1、struct pglist_data(伙伴系统顶级结构体)
typedef struct pglist_data {
// 64位系统支持DMA/DMA_32/NORMAL
struct zone node_zones[MAX_NR_ZONES];
// MAX_ZONELISTS为2
// [0] -> Zonelist with fallback
// [1] -> No fallback (GFP_THISNODE)
struct zonelist node_zonelists[MAX_ZONELISTS];
// zone的个数
int nr_zones;
// 按照最初的版本,page存放在一个大数组里面
struct page *node_mem_map;
struct page_cgroup *node_page_cgroup;
// bootmem内存分配器
struct bootmem_data *bdata;
// 支持热插拔的锁
spinlock_t node_size_lock;
// 该节点起始页框号
unsigned long node_start_pfn;
// 物理页面的数量
unsigned long node_present_pages;
// 物理页面的大小,包括空洞
unsigned long node_spanned_pages;
// 节点ID
int node_id;
// kswapd进程唤醒队列
wait_queue_head_t kswapd_wait;
// kswapd进程task_struct
struct task_struct *kswapd;
// 需要回收的页面的最大大小
int kswapd_max_order;
} pg_data_t;
/*
* One allocation request operates on a zonelist. A zonelist
* is a list of zones, the first one is the 'goal' of the
* allocation, the other zones are fallback zones, in decreasing
* priority.
*
* If zlcache_ptr is not NULL, then it is just the address of zlcache,
* as explained above. If zlcache_ptr is NULL, there is no zlcache.
* *
* To speed the reading of the zonelist, the zonerefs contain the zone index
* of the entry being read. Helper functions to access information given
* a struct zoneref are
*
* zonelist_zone() - Return the struct zone * for an entry in _zonerefs
* zonelist_zone_idx() - Return the index of the zone for an entry
* zonelist_node_idx() - Return the index of the node for an entry
*/
struct zonelist {
struct zonelist_cache *zlcache_ptr; // NULL or &zlcache
struct zoneref _zonerefs[MAX_ZONES_PER_ZONELIST + 1];
struct zonelist_cache zlcache; // optional ...
};
/*
* This struct contains information about a zone in a zonelist. It is stored
* here to avoid dereferences into large structures and lookups of tables
*/
struct zoneref {
struct zone *zone; /* Pointer to actual zone */
int zone_idx; /* zone_idx(zoneref->zone) */
};
/*
* We cache key information from each zonelist for smaller cache
* footprint when scanning for free pages in get_page_from_freelist().
*
* 1) The BITMAP fullzones tracks which zones in a zonelist have come
* up short of free memory since the last time (last_fullzone_zap)
* we zero'd fullzones.
* 2) The array z_to_n[] maps each zone in the zonelist to its node
* id, so that we can efficiently evaluate whether that node is
* set in the current tasks mems_allowed.
*
* Both fullzones and z_to_n[] are one-to-one with the zonelist,
* indexed by a zones offset in the zonelist zones[] array.
*
* The get_page_from_freelist() routine does two scans. During the
* first scan, we skip zones whose corresponding bit in 'fullzones'
* is set or whose corresponding node in current->mems_allowed (which
* comes from cpusets) is not set. During the second scan, we bypass
* this zonelist_cache, to ensure we look methodically at each zone.
*
* Once per second, we zero out (zap) fullzones, forcing us to
* reconsider nodes that might have regained more free memory.

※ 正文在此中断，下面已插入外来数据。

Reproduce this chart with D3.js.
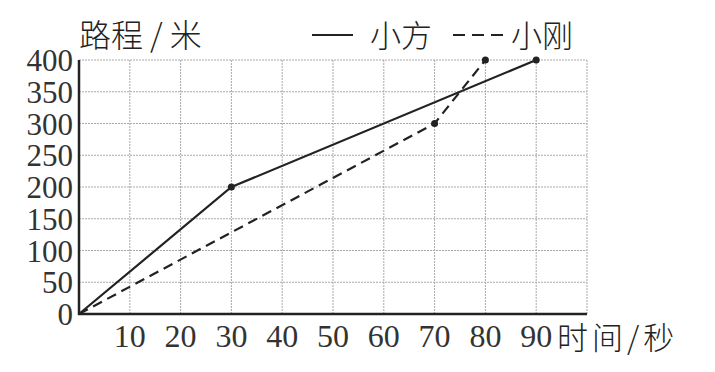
<!DOCTYPE html>
<meta charset="utf-8">
<style>
body { margin: 0; background: #fff; }
svg { display: block; }
.grid line { stroke: #a8a8a8; stroke-width: 1; stroke-dasharray: 2 1; }
.axisLine { stroke: #222; stroke-width: 2.5; }
.tick { font-family: "Liberation Serif", "DejaVu Serif", serif; fill: #333; }
.cjk { font-family: "Noto Sans CJK SC", sans-serif; fill: #222; font-weight: 300; }
.xiaofang { fill: none; stroke: #222; stroke-width: 2.2; }
.xiaogang { fill: none; stroke: #222; stroke-width: 2.2; stroke-dasharray: 10 6; }
.dot { fill: #222; }
</style>
<svg width="715" height="372"></svg>
<script src="https://cdn.jsdelivr.net/npm/d3@7"></script>
<script>
// data
var xTicks = [10, 20, 30, 40, 50, 60, 70, 80, 90];
var yTicks = [0, 50, 100, 150, 200, 250, 300, 350, 400];
var xiaofang = [[0, 0], [30, 200], [90, 400]];   // 小方, solid
var xiaogang = [[0, 0], [70, 300], [80, 400]];   // 小刚, dashed

var svg = d3.select("svg");

var x = d3.scaleLinear().domain([0, 100]).range([79, 587]);
var y = d3.scaleLinear().domain([0, 400]).range([314, 60]);

// grid
var grid = svg.append("g").attr("class", "grid");
grid.selectAll(".v").data(xTicks.concat([100])).enter().append("line")
  .attr("x1", d => x(d)).attr("x2", d => x(d))
  .attr("y1", y(0)).attr("y2", y(400));
grid.selectAll(".h").data(yTicks.slice(1)).enter().append("line")
  .attr("x1", x(0)).attr("x2", x(100))
  .attr("y1", d => y(d)).attr("y2", d => y(d));

// axes
svg.append("line").attr("class", "axisLine")
  .attr("x1", x(0)).attr("x2", x(0)).attr("y1", y(0) + 1).attr("y2", y(400));
svg.append("line").attr("class", "axisLine")
  .attr("x1", x(0) - 1).attr("x2", x(100)).attr("y1", y(0)).attr("y2", y(0));

// tick labels
svg.selectAll(".ylab").data(yTicks).enter().append("text")
  .attr("class", "tick")
  .attr("x", 73)
  .attr("y", d => y(d) + 11)
  .attr("text-anchor", "end")
  .style("font-size", "31px")
  .text(d => d);

svg.selectAll(".xlab").data(xTicks).enter().append("text")
  .attr("class", "tick")
  .attr("x", d => x(d))
  .attr("y", 347)
  .attr("text-anchor", "middle")
  .style("font-size", "32px")
  .text(d => d);

// axis titles
svg.append("text").attr("class", "cjk")
  .attr("x", 79).attr("y", 47)
  .style("font-size", "32px")
  .text("路程 / 米");

svg.append("text").attr("class", "cjk")
  .attr("x", 557).attr("y", 349)
  .style("font-size", "31px")
  .style("letter-spacing", "4px")
  .text("时间/秒");

// lines
var line = d3.line().x(d => x(d[0])).y(d => y(d[1]));

svg.append("path").datum(xiaogang).attr("class", "xiaogang").attr("d", line);
svg.append("path").datum(xiaofang).attr("class", "xiaofang").attr("d", line);

svg.selectAll(".dot").data(xiaofang.slice(1).concat(xiaogang.slice(1))).enter().append("circle")
  .attr("class", "dot")
  .attr("r", 3.5)
  .attr("cx", d => x(d[0]))
  .attr("cy", d => y(d[1]));

// legend
svg.append("line").attr("class", "xiaofang")
  .attr("x1", 312).attr("x2", 353).attr("y1", 35).attr("y2", 35);
svg.append("text").attr("class", "cjk")
  .attr("x", 370).attr("y", 47)
  .style("font-size", "31px")
  .text("小方");
svg.append("line").attr("class", "xiaogang")
  .attr("x1", 453).attr("x2", 509).attr("y1", 35).attr("y2", 35)
  .style("stroke-dasharray", "12 7");
svg.append("text").attr("class", "cjk")
  .attr("x", 511).attr("y", 47)
  .style("font-size", "31px")
  .text("小刚");
</script>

* The field last_full_zap is the time we last zapped fullzones.
*
* This mechanism reduces the amount of time we waste repeatedly
* reexaming zones for free memory when they just came up low on
* memory momentarilly ago.
*
* The zonelist_cache struct members logically belong in struct
* zonelist. However, the mempolicy zonelists constructed for
* MPOL_BIND are intentionally variable length (and usually much
* shorter). A general purpose mechanism for handling structs with
* multiple variable length members is more mechanism than we want
* here. We resort to some special case hackery instead.
*
* The MPOL_BIND zonelists don't need this zonelist_cache (in good
* part because they are shorter), so we put the fixed length stuff
* at the front of the zonelist struct, ending in a variable length
* zones[], as is needed by MPOL_BIND.
*
* Then we put the optional zonelist cache on the end of the zonelist
* struct. This optional stuff is found by a 'zlcache_ptr' pointer in
* the fixed length portion at the front of the struct. This pointer
* both enables us to find the zonelist cache, and in the case of
* MPOL_BIND zonelists, (which will just set the zlcache_ptr to NULL)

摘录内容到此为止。